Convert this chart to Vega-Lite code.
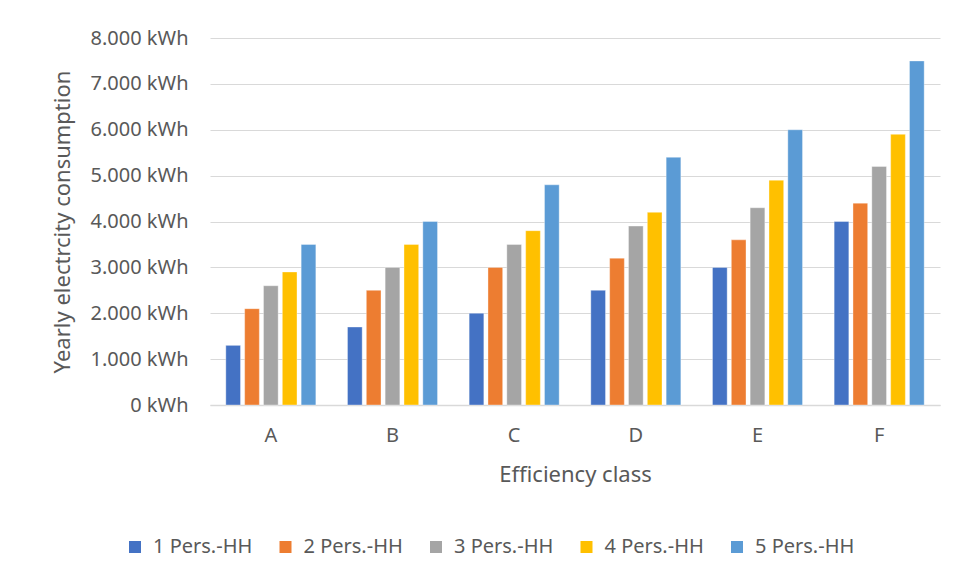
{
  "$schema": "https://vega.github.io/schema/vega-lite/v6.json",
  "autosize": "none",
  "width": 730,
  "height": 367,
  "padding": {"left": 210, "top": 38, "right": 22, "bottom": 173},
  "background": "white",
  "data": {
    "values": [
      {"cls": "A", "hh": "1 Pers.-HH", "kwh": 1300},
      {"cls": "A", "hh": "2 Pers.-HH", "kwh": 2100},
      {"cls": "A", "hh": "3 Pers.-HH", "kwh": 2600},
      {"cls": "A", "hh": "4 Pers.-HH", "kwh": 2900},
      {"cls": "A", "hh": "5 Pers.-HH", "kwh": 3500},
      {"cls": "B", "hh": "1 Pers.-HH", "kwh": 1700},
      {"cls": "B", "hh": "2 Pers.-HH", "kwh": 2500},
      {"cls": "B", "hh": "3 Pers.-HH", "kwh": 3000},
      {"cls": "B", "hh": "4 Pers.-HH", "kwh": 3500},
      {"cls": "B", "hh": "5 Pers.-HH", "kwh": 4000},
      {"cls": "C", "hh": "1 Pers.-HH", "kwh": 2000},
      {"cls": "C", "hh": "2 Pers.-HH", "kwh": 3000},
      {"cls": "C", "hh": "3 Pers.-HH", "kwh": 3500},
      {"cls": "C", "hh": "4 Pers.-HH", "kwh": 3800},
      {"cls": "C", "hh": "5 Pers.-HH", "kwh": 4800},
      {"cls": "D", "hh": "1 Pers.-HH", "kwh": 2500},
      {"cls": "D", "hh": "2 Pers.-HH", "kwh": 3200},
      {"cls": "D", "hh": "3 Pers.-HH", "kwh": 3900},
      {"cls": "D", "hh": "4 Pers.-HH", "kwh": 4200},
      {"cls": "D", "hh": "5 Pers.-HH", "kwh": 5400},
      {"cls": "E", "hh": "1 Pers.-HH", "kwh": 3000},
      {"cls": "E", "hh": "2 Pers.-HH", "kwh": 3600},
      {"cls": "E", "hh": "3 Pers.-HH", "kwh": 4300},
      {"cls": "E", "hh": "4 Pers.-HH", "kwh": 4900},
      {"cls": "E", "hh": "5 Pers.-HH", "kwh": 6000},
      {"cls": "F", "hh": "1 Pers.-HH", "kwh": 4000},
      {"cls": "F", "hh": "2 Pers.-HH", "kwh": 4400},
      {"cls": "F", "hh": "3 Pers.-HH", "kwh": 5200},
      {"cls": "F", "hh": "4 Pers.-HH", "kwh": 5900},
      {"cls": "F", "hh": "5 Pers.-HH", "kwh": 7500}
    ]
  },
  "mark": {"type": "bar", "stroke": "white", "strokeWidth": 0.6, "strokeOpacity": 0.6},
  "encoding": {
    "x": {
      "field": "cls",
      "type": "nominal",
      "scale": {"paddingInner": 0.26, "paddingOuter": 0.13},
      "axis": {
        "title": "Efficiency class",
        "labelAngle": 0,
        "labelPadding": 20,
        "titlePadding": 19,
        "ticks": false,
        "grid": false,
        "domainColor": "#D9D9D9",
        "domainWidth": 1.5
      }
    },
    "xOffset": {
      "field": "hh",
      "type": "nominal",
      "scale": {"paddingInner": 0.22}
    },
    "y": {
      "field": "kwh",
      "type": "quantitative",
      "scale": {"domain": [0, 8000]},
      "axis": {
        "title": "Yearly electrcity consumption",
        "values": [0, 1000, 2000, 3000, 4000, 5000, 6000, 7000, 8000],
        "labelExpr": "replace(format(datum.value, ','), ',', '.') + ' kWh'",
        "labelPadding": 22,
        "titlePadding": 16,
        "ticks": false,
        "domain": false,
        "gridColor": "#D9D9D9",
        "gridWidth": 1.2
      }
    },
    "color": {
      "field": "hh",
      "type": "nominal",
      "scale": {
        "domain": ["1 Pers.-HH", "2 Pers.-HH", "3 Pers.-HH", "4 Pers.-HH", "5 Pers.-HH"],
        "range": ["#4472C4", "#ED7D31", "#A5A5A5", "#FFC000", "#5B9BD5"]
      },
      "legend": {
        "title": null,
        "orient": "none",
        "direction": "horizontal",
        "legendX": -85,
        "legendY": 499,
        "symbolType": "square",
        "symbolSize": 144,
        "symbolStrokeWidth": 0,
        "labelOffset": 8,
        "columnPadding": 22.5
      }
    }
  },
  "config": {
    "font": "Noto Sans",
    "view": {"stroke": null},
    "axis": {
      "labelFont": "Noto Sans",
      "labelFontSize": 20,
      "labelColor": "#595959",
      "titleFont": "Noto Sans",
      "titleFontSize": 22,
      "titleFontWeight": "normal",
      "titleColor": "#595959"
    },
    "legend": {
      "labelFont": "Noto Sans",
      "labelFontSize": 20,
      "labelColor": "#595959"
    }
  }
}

..........

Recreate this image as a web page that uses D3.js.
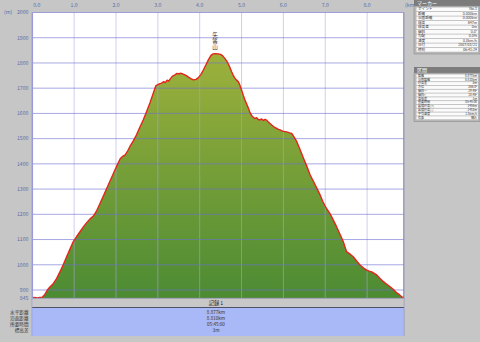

..........

Count how many lines of the material hold the string "this". Give the number and nothing more.

2